» **SHORT PROBLEM**
Produce an exact copy of the lines below that run from the line containing "Output the Python" to the line containing "from matplotlib.patches import", inclusive; any picture is omitted.

» **DATASET ENTRIES**
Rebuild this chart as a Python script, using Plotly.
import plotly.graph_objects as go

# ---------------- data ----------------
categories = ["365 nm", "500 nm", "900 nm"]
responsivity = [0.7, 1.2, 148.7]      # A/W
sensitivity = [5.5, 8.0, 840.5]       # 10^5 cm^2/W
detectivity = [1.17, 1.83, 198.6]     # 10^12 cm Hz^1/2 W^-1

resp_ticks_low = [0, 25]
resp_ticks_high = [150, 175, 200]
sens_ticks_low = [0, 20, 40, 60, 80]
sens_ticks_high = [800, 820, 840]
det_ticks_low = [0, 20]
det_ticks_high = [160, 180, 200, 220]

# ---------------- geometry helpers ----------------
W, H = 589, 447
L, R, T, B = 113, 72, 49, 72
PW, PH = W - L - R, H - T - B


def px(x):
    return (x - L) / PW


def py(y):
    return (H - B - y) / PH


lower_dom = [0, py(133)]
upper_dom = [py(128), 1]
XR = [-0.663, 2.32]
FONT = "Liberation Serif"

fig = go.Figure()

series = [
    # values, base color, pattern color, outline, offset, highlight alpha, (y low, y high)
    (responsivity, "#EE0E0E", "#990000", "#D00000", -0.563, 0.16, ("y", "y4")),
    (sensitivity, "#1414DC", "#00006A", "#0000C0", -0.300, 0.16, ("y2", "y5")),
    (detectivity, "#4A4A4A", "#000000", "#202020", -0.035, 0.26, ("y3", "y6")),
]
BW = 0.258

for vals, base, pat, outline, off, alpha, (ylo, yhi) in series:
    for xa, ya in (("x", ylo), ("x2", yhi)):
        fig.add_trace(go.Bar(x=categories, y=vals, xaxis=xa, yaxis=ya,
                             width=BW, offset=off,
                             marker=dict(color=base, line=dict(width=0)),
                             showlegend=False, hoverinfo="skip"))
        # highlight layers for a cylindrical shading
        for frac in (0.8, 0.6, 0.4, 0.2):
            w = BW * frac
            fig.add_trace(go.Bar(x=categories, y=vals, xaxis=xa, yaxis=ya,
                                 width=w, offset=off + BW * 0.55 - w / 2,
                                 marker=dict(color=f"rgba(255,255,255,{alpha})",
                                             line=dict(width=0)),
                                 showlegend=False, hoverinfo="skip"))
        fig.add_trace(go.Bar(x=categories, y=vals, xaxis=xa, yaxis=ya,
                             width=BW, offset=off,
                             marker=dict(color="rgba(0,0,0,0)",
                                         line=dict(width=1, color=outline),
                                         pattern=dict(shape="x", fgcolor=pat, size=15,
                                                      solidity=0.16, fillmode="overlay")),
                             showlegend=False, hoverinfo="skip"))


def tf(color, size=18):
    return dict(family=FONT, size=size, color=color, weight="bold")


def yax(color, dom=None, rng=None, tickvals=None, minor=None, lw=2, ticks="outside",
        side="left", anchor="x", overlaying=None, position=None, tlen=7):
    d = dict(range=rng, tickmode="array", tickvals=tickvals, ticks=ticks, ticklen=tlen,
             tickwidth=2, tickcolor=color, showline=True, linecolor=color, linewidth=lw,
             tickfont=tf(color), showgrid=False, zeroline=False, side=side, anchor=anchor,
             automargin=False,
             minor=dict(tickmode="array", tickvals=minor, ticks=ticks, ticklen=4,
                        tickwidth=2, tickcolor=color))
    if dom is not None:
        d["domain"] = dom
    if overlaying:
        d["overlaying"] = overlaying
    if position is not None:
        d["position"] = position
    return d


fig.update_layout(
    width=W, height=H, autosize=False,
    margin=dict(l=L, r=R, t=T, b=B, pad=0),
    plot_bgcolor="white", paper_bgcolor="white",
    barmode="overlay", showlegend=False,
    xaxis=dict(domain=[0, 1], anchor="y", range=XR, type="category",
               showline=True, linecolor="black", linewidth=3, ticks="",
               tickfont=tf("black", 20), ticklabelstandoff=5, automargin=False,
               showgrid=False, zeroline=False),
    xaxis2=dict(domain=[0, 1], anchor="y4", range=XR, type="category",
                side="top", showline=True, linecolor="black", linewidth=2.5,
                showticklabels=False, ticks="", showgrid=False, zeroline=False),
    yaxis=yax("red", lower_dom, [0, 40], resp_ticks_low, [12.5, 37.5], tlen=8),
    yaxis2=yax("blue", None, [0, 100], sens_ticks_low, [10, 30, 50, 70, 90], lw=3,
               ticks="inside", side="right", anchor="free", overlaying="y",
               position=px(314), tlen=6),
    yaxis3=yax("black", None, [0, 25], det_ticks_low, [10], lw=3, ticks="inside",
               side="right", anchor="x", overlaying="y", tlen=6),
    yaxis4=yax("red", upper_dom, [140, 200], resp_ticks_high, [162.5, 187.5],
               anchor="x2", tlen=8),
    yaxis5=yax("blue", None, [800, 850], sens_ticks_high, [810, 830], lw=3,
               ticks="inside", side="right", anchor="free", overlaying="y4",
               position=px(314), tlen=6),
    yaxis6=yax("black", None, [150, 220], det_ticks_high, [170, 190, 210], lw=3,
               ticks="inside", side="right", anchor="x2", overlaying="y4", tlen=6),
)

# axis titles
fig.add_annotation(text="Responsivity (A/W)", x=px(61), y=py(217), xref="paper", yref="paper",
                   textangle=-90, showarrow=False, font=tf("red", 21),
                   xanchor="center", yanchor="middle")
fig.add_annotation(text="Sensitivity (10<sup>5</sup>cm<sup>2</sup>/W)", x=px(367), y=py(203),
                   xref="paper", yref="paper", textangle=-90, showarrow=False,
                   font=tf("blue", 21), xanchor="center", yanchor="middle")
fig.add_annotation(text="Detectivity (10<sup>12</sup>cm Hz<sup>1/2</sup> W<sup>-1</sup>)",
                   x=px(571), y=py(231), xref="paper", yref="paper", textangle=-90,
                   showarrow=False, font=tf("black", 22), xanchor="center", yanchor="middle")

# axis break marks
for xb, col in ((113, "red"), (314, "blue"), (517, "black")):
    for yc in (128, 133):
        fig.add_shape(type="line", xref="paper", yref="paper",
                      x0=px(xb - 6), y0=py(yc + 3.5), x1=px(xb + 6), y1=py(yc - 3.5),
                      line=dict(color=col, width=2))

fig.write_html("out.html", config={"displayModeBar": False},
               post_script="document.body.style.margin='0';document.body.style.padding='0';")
...
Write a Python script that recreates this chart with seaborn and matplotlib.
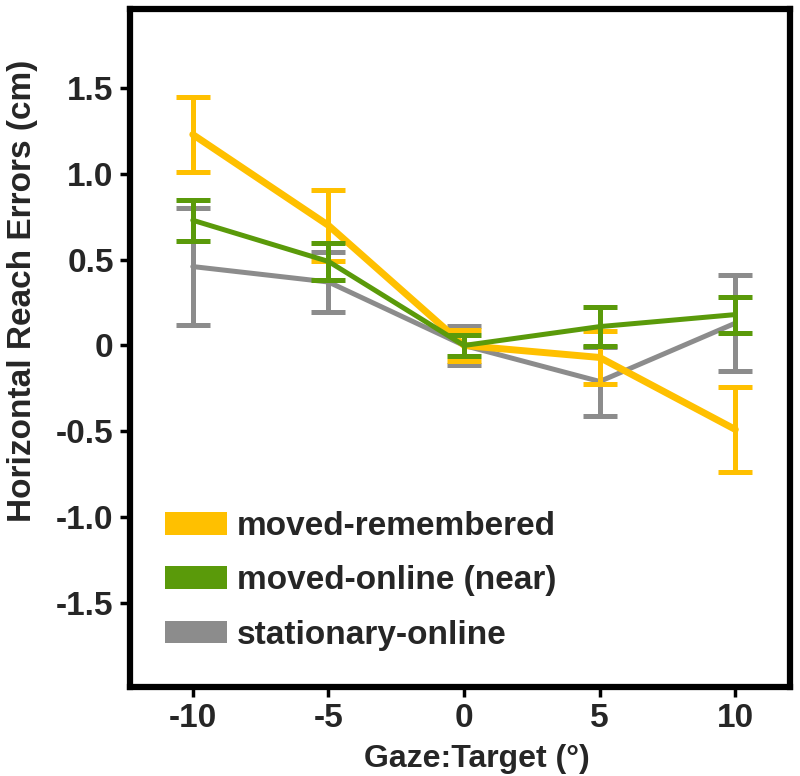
* * *
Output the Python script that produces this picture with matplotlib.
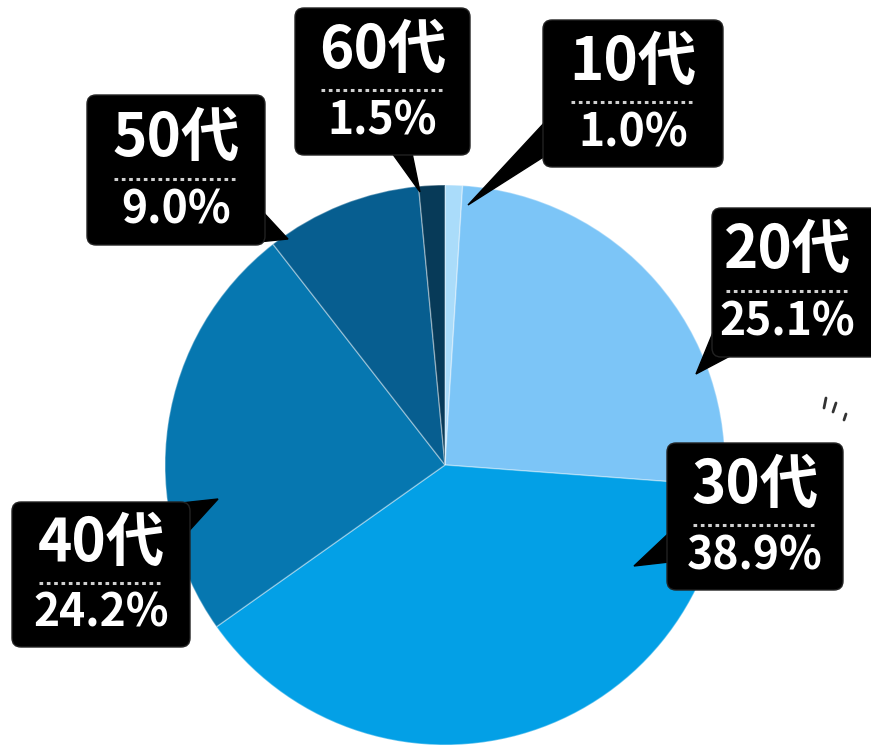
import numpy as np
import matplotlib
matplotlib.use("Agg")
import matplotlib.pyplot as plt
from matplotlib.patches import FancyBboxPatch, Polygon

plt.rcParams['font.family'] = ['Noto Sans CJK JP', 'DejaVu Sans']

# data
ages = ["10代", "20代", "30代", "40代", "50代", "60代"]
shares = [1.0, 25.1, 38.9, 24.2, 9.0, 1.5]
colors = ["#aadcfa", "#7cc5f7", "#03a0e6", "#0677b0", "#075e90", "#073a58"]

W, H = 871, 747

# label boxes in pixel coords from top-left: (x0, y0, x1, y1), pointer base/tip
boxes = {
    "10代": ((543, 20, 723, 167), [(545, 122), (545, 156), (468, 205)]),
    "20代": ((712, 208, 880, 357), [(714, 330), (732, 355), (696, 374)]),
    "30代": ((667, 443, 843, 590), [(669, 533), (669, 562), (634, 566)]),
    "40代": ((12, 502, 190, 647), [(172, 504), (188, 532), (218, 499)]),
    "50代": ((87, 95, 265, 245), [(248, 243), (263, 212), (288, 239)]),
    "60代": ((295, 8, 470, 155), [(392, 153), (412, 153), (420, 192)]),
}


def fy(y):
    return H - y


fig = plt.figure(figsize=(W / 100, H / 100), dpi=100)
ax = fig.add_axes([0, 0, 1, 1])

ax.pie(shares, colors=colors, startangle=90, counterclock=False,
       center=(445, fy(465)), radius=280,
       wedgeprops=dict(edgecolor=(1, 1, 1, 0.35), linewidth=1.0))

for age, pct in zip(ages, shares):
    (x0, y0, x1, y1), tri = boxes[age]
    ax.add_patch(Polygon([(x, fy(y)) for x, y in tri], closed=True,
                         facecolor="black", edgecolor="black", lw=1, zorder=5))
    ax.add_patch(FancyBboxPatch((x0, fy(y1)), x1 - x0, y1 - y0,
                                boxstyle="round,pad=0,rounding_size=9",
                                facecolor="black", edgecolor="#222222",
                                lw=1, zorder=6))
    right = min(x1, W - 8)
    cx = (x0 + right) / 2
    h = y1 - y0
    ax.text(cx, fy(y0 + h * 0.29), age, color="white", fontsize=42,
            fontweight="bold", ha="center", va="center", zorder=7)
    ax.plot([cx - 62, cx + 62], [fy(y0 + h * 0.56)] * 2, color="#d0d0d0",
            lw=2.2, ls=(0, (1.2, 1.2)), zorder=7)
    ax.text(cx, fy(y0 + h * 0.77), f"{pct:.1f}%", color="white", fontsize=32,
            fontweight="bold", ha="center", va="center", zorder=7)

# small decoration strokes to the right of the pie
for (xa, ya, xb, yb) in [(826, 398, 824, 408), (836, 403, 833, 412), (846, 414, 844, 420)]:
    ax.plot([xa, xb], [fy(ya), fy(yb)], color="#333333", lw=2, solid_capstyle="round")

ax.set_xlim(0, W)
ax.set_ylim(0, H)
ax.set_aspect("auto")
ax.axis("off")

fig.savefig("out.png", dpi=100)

» **FULL ANSWER**
Output the Python script that produces this picture with matplotlib.
import numpy as np
import matplotlib
matplotlib.use("Agg")
import matplotlib.pyplot as plt
from matplotlib.patches import FancyBboxPatch, Polygon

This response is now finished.